Allen acknowledged the roster imbalance but questioned why the team had suffered through an inconsistent first half. Lillard issued a heartfelt vote of confidence for head coach Terry Stotts, sources said.

They also discussed players to target. The New York Times' Marc Stein recently reported that the Trail Blazers are one of the teams trying to engage in trade talks with the LA Clippers for big man DeAndre Jordan, but the Clippers haven't had any serious offers.

In addition, Lillard sought an explanation from Allen as to why Will Barton was traded to Denver in February 2015, sources said. Lillard made it known he didn't agree with the move. Barton is a penetrating, spot-up shooter -- the type of player Portland could use on the wing.

Three years ago, the Trail Blazers were under enormous pressure to prove to LaMarcus Aldridge that they were all-in on acquiring proven talent to help make a championship run. The power forward was an unrestricted free agent at the end of the 2014-15 season and ended up signing with the San Antonio Spurs.

Barton was traded along with Thomas Robinson, Victor Claver and a protected first-round pick in exchange for Arron Afflalo and Alonzo Gee.

The 3-point ball is essential in today's NBA game, and it's an element the team lacks. Portland is one of the lower-tier 3-point shooting teams, ranked 19th in the league in makes (9.8) and 22nd in attempts (26.1). Lillard and CJ McCollum account for 50 percent of the team's made 3s this season, the second-highest duo percentage in the league. Only Stephen Curry and Klay Thompson of the Golden State Warriors combine for a higher percentage of their team's 3s at 53 percent, and the defending champs are equipped with personnel who dominate in other departments.
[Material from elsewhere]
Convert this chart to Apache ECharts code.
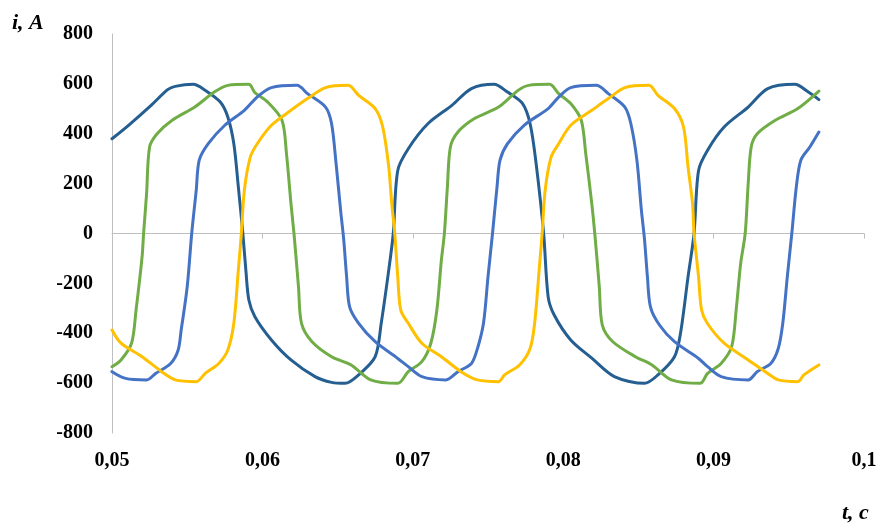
<!DOCTYPE html>
<html>
<head>
<meta charset="utf-8">
<script src="https://cdn.jsdelivr.net/npm/echarts@6/dist/echarts.min.js"></script>
<style>
  html, body { margin: 0; padding: 0; background: #fff; }
  #chart { width: 881px; height: 528px; }
</style>
</head>
<body>
<div id="chart"></div>
<script>
// axis ticks
var xTicks = [0.05, 0.06, 0.07, 0.08, 0.09, 0.1];
var yTicks = [-800, -600, -400, -200, 0, 200, 400, 600, 800];

// currents: [t, i]
var darkBlue = [
  [0.0500, 380], [0.0511, 434], [0.0526, 514], [0.0537, 577], [0.0542, 590], [0.0554, 598],
  [0.0562, 574], [0.0572, 527], [0.0577, 467], [0.0581, 360], [0.0584, 187], [0.0587, 0],
  [0.0589, -147], [0.0591, -267], [0.0595, -334], [0.0606, -427], [0.0619, -507], [0.0635, -574],
  [0.0646, -597], [0.0655, -601], [0.0664, -567], [0.0675, -494], [0.0679, -360], [0.0684, -147],
  [0.0687, 0], [0.0690, 253], [0.0697, 340], [0.0710, 440], [0.0726, 514], [0.0739, 581],
  [0.0754, 598], [0.0763, 567], [0.0773, 521], [0.0778, 440], [0.0782, 280], [0.0787, 0],
  [0.0790, -254], [0.0794, -327], [0.0805, -427], [0.0819, -500], [0.0834, -574], [0.0854, -601],
  [0.0863, -567], [0.0874, -494], [0.0878, -400], [0.0883, -174], [0.0887, 0], [0.0890, 253],
  [0.0896, 334], [0.0907, 427], [0.0923, 507], [0.0936, 581], [0.0954, 598], [0.0963, 567],
  [0.0970, 537]
];
var green = [
  [0.0500, -534], [0.0506, -507], [0.0513, -440], [0.0516, -307], [0.0520, -94], [0.0521, 0],
  [0.0523, 160], [0.0525, 347], [0.0530, 400], [0.0540, 454], [0.0555, 507], [0.0568, 567],
  [0.0577, 594], [0.0591, 598], [0.0595, 565], [0.0603, 530], [0.0613, 454], [0.0616, 320],
  [0.0619, 120], [0.0621, 0], [0.0624, -214], [0.0626, -360], [0.0633, -434], [0.0646, -494],
  [0.0659, -527], [0.0672, -587], [0.0690, -601], [0.0697, -554], [0.0706, -514], [0.0712, -440],
  [0.0716, -307], [0.0719, -107], [0.0721, 0], [0.0723, 187], [0.0725, 347], [0.0730, 407],
  [0.0741, 461], [0.0757, 507], [0.0770, 574], [0.0777, 594], [0.0791, 598], [0.0797, 561],
  [0.0805, 521], [0.0812, 454], [0.0815, 320], [0.0819, 120], [0.0821, 0], [0.0824, -214],
  [0.0826, -367], [0.0833, -434], [0.0848, -494], [0.0859, -527], [0.0872, -587], [0.0891, -601],
  [0.0896, -561], [0.0905, -521], [0.0912, -454], [0.0915, -307], [0.0918, -120], [0.0921, 0],
  [0.0923, 200], [0.0925, 347], [0.0929, 400], [0.0941, 454], [0.0956, 501], [0.0970, 571]
];
var lightBlue = [
  [0.0500, -554], [0.0509, -581], [0.0523, -587], [0.0529, -561], [0.0539, -521], [0.0544, -467],
  [0.0546, -387], [0.0550, -214], [0.0553, 0], [0.0556, 173], [0.0558, 294], [0.0564, 360],
  [0.0575, 434], [0.0588, 494], [0.0597, 550], [0.0606, 585], [0.0623, 594], [0.0630, 561],
  [0.0642, 507], [0.0646, 440], [0.0649, 280], [0.0652, 93], [0.0654, -20], [0.0656, -174],
  [0.0658, -294], [0.0664, -360], [0.0675, -434], [0.0690, -501], [0.0697, -534], [0.0706, -574],
  [0.0722, -587], [0.0730, -554], [0.0739, -521], [0.0743, -461], [0.0747, -360], [0.0750, -174],
  [0.0753, 0], [0.0756, 187], [0.0758, 294], [0.0763, 360], [0.0774, 434], [0.0790, 501],
  [0.0797, 547], [0.0805, 585], [0.0822, 594], [0.0830, 561], [0.0841, 507], [0.0845, 440],
  [0.0849, 294], [0.0852, 93], [0.0854, -20], [0.0856, -174], [0.0858, -294], [0.0864, -367],
  [0.0874, -434], [0.0890, -501], [0.0896, -534], [0.0905, -574], [0.0923, -587], [0.0929, -554],
  [0.0938, -521], [0.0943, -461], [0.0946, -360], [0.0949, -174], [0.0952, 0], [0.0955, 187],
  [0.0958, 294], [0.0964, 347], [0.0970, 407]
];
var yellow = [
  [0.0500, -387], [0.0506, -440], [0.0520, -494], [0.0533, -554], [0.0542, -587], [0.0556, -594],
  [0.0562, -561], [0.0571, -521], [0.0577, -467], [0.0581, -360], [0.0584, -147], [0.0586, 0],
  [0.0588, 173], [0.0592, 307], [0.0597, 364], [0.0606, 434], [0.0619, 494], [0.0630, 541],
  [0.0642, 585], [0.0657, 594], [0.0664, 554], [0.0675, 501], [0.0680, 427], [0.0684, 267],
  [0.0686, 120], [0.0688, 0], [0.0690, -174], [0.0692, -307], [0.0697, -360], [0.0706, -440],
  [0.0719, -494], [0.0732, -554], [0.0743, -587], [0.0757, -594], [0.0761, -567], [0.0771, -527],
  [0.0778, -461], [0.0781, -360], [0.0784, -147], [0.0786, 0], [0.0788, 173], [0.0792, 307],
  [0.0797, 360], [0.0805, 434], [0.0819, 494], [0.0830, 541], [0.0841, 585], [0.0857, 594],
  [0.0863, 554], [0.0874, 501], [0.0880, 427], [0.0883, 267], [0.0886, 120], [0.0887, 0],
  [0.0890, -174], [0.0892, -307], [0.0896, -362], [0.0907, -440], [0.0923, -507], [0.0936, -561],
  [0.0943, -587], [0.0956, -594], [0.0960, -567], [0.0970, -527]
];

var chart = echarts.init(document.getElementById('chart'));
var serif = '"Liberation Serif", "Times New Roman", serif';
var axisGray = '#bfbfbf';

function line(name, data, color) {
  return {
    name: name,
    type: 'line',
    data: data,
    showSymbol: false,
    smooth: 0.3,
    lineStyle: { color: color, width: 3, join: 'round', cap: 'round' },
    itemStyle: { color: color },
    z: 3
  };
}

var option = {
  animation: false,
  backgroundColor: '#fff',
  grid: { left: 112, right: 17, top: 34, bottom: 95 },
  xAxis: [
    {
      // labels at the bottom
      type: 'value',
      min: 0.05, max: 0.1, interval: 0.01,
      position: 'bottom',
      axisLine: { show: false, onZero: false },
      axisTick: { show: false },
      splitLine: { show: false },
      axisLabel: {
        margin: 18,
        color: '#000',
        fontFamily: serif,
        fontWeight: 'bold',
        fontSize: 20,
        formatter: function (v) {
          return String(+v.toFixed(2)).replace('.', ',');
        }
      }
    },
    {
      // axis line crossing at zero
      type: 'value',
      min: 0.05, max: 0.1, interval: 0.01,
      position: 'top',
      axisLine: { show: true, onZero: true, lineStyle: { color: axisGray, width: 1 } },
      axisTick: { show: true, inside: true, length: 5, lineStyle: { color: axisGray } },
      axisLabel: { show: false },
      splitLine: { show: false }
    }
  ],
  yAxis: {
    type: 'value',
    min: -800, max: 800, interval: 200,
    axisLine: { show: true, onZero: false, lineStyle: { color: axisGray, width: 1 } },
    axisTick: { show: false },
    splitLine: { show: false },
    axisLabel: {
      margin: 19,
      color: '#000',
      fontFamily: serif,
      fontWeight: 'bold',
      fontSize: 20
    }
  },
  graphic: [
    {
      type: 'text', left: 12, top: 12,
      style: { text: 'i, A', fill: '#000', font: 'italic bold 22px ' + serif }
    },
    {
      type: 'text', left: 842, top: 502,
      style: { text: 't, c', fill: '#000', font: 'italic bold 22px ' + serif }
    }
  ],
  series: [
    line('i1', darkBlue, '#255E91'),
    line('i2', green, '#70AD47'),
    line('i3', lightBlue, '#4472C4'),
    line('i4', yellow, '#FFC000')
  ]
};
chart.setOption(option);
</script>
</body>
</html>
With a lack of threats in Portland, opposing defenses load up on Lillard from pick-and-roll traps to all-out ball denials in an effort to force others to beat them.

The Trail Blazers' identity has fluctuated to the defensive end with a superior 104.2 defensive rating that is seventh in the league.

Portland currently has the fifth-largest payroll in the league at around $123 million, largely due to the summer of 2016, when the NBA's $24 billion television-revenue deal kicked in.

Evan Turner, Moe Harkless and Meyers Leonard are three of the five highest-paid players in Portland. Turner signed for four years and $70 million, Harkless re-signed at four years, $40 million, and Leonard re-upped for four years, $41 million. But Turner has drastically underperformed, while Harkless and Leonard are out of the rotation altogether.

Furthermore, the contracts of Andrew Nicholson ($2.8 million annually), Anderson Varejao ($1.9 million annually) and Festus Ezeli ($333,333 annually) are stretched out to 2024, 2021 and 2020, respectively.

The team did manage to unload Allen Crabbe's four-year, $75 million contract after trading him last summer to the Brooklyn Nets, the very team that extended the guard the offer sheet before Portland matched. With that move, the Trail Blazers are currently $2.8 million above the luxury tax threshold and have a current luxury tax bill of $4.3 million, according to ESPN's Bobby Marks.

Still, the roster is filled with position redundancy and minimal attractive assets. Aside from Lillard, McCollum and at times center Jusuf Nurkic, players have struggled to carve out a productive, consistent niche.

Lillard desperately yearns to bring a championship to Portland, which is why he inquired about the organization's plan of attack to accelerate the process. He has four years remaining on a deal that owes him $115 million.

The sixth-year guard is one of four NBA players averaging at least 25 points, 4 rebounds and 6 assists this season. The other three are LeBron James, Curry and James Harden.

On Monday, Lillard was named the Week 14 Western Conference Player of the Week after leading his team to a 3-0 record and averaging 29.3 points while shooting 53 percent from the field to go with 8.0 assists.